─── EXERCISE MATERIAL ───
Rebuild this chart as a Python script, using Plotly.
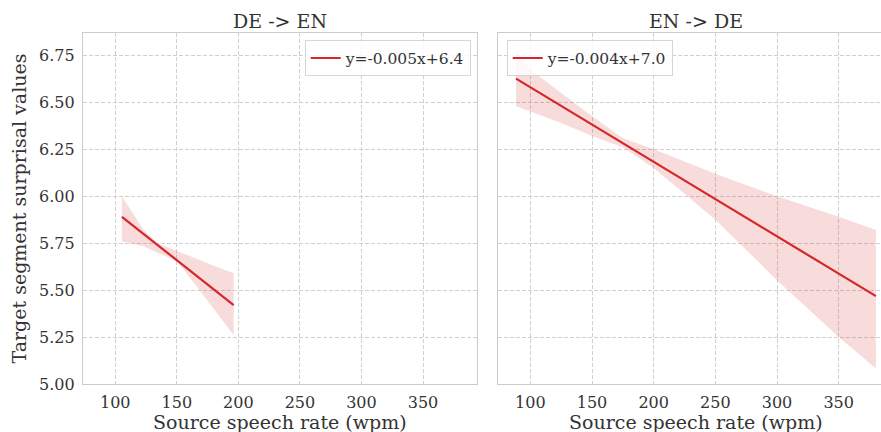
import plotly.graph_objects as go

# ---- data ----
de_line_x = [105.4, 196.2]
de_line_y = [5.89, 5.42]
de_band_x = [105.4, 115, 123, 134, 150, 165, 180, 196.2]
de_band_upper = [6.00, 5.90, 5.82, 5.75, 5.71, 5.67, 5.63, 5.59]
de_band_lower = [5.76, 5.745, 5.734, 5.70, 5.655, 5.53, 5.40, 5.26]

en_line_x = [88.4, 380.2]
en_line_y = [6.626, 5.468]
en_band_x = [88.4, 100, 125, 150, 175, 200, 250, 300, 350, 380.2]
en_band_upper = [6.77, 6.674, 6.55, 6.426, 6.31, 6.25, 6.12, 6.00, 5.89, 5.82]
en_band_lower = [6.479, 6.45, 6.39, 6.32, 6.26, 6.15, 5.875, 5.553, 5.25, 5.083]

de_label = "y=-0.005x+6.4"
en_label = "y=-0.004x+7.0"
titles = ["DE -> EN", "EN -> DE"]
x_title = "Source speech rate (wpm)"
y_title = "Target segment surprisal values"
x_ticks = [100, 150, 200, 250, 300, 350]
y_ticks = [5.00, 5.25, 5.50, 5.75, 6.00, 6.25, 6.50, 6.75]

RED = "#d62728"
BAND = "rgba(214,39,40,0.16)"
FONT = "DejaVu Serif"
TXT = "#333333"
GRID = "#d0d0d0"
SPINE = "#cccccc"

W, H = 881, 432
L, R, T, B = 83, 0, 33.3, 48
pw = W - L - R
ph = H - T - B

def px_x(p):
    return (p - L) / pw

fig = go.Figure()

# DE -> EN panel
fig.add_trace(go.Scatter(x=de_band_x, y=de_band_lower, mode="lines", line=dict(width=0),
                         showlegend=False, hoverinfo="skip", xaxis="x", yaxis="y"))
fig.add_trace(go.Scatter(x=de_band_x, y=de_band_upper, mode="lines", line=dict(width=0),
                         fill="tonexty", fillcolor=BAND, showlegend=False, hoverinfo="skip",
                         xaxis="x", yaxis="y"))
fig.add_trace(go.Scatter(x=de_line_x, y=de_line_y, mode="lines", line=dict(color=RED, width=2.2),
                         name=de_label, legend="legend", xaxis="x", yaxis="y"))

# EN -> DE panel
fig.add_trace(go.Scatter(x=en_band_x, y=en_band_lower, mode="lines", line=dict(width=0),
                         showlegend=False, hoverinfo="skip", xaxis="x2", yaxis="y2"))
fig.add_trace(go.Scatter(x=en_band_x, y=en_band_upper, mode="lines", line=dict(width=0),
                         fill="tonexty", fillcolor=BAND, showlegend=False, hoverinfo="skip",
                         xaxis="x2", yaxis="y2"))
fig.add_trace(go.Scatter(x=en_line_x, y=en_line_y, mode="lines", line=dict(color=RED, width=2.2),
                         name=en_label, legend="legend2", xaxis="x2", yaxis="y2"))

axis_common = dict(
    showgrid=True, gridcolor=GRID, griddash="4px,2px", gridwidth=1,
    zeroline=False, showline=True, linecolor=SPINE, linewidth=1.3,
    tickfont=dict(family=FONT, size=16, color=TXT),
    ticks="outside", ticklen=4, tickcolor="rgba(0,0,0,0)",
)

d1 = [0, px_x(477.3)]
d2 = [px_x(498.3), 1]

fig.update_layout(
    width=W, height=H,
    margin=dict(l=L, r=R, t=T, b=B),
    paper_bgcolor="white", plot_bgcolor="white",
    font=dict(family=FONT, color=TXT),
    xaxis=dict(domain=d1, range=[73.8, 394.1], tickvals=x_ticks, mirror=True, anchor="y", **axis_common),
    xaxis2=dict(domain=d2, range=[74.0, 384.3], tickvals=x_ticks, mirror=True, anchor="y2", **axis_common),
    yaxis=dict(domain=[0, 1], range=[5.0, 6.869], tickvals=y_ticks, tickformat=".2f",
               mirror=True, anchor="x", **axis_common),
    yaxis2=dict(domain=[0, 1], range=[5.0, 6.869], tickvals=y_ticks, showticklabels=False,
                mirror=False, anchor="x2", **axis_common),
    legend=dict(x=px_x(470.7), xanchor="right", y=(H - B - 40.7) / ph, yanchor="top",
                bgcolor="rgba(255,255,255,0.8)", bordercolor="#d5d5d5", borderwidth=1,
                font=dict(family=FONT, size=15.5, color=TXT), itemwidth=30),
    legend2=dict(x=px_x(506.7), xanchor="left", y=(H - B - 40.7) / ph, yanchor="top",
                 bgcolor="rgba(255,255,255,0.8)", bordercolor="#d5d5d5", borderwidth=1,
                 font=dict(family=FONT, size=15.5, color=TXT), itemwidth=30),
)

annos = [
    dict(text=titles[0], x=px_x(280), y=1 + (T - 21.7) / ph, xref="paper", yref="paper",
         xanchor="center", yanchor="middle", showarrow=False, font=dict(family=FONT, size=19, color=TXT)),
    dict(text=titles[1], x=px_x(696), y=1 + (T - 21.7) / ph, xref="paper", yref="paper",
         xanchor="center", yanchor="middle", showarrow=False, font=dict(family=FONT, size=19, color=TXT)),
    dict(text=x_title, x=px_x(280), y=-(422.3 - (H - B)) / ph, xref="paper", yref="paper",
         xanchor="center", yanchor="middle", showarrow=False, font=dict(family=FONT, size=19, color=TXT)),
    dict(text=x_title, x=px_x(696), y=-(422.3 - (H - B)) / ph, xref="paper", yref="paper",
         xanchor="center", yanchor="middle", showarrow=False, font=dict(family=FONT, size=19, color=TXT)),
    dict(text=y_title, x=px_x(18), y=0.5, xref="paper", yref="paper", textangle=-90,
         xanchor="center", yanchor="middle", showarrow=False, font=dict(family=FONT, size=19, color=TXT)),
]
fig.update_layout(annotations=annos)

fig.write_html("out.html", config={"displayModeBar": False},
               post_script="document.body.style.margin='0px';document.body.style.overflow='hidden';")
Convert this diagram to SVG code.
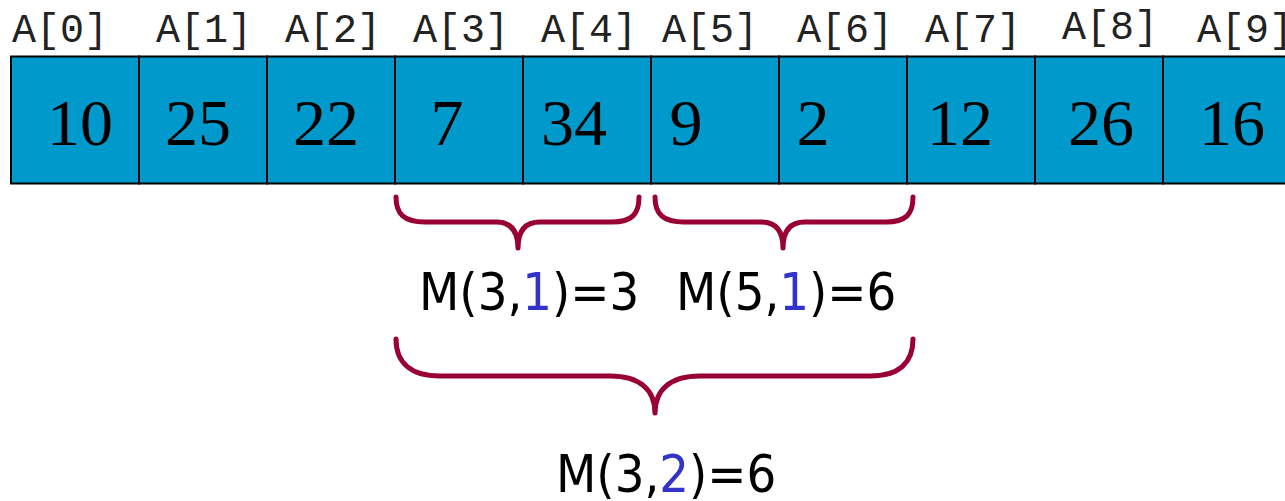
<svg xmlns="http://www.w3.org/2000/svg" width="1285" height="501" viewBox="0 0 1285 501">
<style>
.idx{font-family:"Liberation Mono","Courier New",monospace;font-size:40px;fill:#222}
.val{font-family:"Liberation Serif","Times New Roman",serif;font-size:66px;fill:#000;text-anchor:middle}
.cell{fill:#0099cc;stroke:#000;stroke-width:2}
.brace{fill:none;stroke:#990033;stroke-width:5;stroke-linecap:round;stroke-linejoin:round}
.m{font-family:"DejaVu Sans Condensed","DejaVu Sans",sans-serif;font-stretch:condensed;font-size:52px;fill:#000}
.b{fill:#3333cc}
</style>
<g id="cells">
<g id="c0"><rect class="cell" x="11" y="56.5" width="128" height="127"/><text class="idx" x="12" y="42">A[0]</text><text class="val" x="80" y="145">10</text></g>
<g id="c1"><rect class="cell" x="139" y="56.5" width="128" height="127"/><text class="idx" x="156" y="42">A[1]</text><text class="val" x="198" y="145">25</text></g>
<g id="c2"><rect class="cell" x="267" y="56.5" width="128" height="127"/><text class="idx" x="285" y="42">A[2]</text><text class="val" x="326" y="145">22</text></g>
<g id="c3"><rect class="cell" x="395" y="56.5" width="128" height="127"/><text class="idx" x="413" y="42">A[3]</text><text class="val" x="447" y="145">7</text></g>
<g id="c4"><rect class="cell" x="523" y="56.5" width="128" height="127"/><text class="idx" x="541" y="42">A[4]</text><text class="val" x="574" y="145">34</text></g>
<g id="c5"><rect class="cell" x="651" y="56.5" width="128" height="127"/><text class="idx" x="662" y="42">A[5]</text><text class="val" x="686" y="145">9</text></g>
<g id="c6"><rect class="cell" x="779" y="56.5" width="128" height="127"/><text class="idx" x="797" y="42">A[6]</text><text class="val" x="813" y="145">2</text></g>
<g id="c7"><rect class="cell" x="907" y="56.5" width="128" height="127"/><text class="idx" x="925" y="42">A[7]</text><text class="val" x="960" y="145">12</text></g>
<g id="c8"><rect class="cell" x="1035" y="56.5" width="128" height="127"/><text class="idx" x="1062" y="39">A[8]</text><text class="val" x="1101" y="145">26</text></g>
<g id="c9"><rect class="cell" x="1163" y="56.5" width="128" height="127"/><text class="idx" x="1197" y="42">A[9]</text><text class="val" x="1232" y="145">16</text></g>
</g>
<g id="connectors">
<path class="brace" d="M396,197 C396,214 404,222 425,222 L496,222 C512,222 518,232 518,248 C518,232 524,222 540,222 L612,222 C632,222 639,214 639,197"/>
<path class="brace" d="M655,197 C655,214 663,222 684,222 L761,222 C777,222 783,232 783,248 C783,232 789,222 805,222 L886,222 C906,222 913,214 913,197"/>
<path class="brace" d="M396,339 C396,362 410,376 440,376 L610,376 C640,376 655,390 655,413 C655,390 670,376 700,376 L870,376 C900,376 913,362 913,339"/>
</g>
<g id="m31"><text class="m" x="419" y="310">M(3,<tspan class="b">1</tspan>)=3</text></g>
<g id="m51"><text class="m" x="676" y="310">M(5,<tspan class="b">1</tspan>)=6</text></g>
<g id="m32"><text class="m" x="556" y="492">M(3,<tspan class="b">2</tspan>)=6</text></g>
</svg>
───
# TASK INSTRUCTIONS:
Restate, line by line and word for word, everything from the top of the material through the line that contains "5.553, 5.25, 5.083]". Leave pictures out.

# TASK SOLUTION:
Rebuild this chart as a Python script, using Plotly.
import plotly.graph_objects as go

# ---- data ----
de_line_x = [105.4, 196.2]
de_line_y = [5.89, 5.42]
de_band_x = [105.4, 115, 123, 134, 150, 165, 180, 196.2]
de_band_upper = [6.00, 5.90, 5.82, 5.75, 5.71, 5.67, 5.63, 5.59]
de_band_lower = [5.76, 5.745, 5.734, 5.70, 5.655, 5.53, 5.40, 5.26]

en_line_x = [88.4, 380.2]
en_line_y = [6.626, 5.468]
en_band_x = [88.4, 100, 125, 150, 175, 200, 250, 300, 350, 380.2]
en_band_upper = [6.77, 6.674, 6.55, 6.426, 6.31, 6.25, 6.12, 6.00, 5.89, 5.82]
en_band_lower = [6.479, 6.45, 6.39, 6.32, 6.26, 6.15, 5.875, 5.553, 5.25, 5.083]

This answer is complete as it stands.